If the assumption is small, you can try just jumping out and screaming “BUT WHAT ABOUT THIS THOUGH!” If it says “Oh,” you have won.

If the assumption is REALLY big, it will not say “Oh,”; it will bash through a wall of one of the neighboring buildings instead and say something like “THERE ARE NO DICTATES BUT THOSE OF THE PRIMAL DIRECTIVE!” Giant assumptions like this are actually easy to take out: just go IN them, by asking what exactly the primal directive dictates for your life, for example. It should be obvious how to proceed from there.

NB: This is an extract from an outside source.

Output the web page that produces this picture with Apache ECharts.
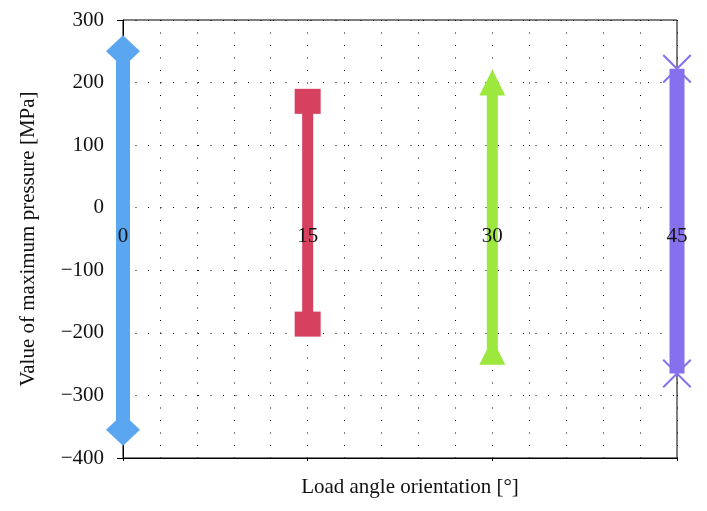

Medium-sized assumptions will respond with silence. They may “tut” or shake their heads a little, which can be very dangerous, so stand back. Sometimes the only way to level these is to make sure you leave part of them outside the next dark alley you lead (another part of) them down. Then at the end of the alley, just as they are about to punch you, slam open a door so they punch themselves instead, while you…well, if you’re me, you run away.

[It has been brought to my attention that the preceding few paragraphs have been confusing for some people; and this confusion has brought me no end of difficulty; and so let me clarify: this is a discussion of rhetoric, the ancient practice of talking to people until they are sure you are right, and not actually beating people up in alleys. Thank for you noting the distinction.]

——

Closest I Have Come to Losing an Argument in 4 Years

There was one time in a Starbucks when someone showed me another side to something I was saying, and that other side showed that part of what I was saying was wrong. But we weren’t arguing.

And that was the neatest thing that had happened to me in a long time. In a Starbucks of all places!

I have notes on it right here (the “other side” is in all caps): whether human-developed systems are inherently unsuitable for some/all natural problems compared with natural systems AND WHETHER I AM DRAWING AN ARBITRARY LINE ABOUT WHAT SHOULD BE ON WHICH SIDE OF THAT LINE.

Eh? I told you it was neat. Still glowing now.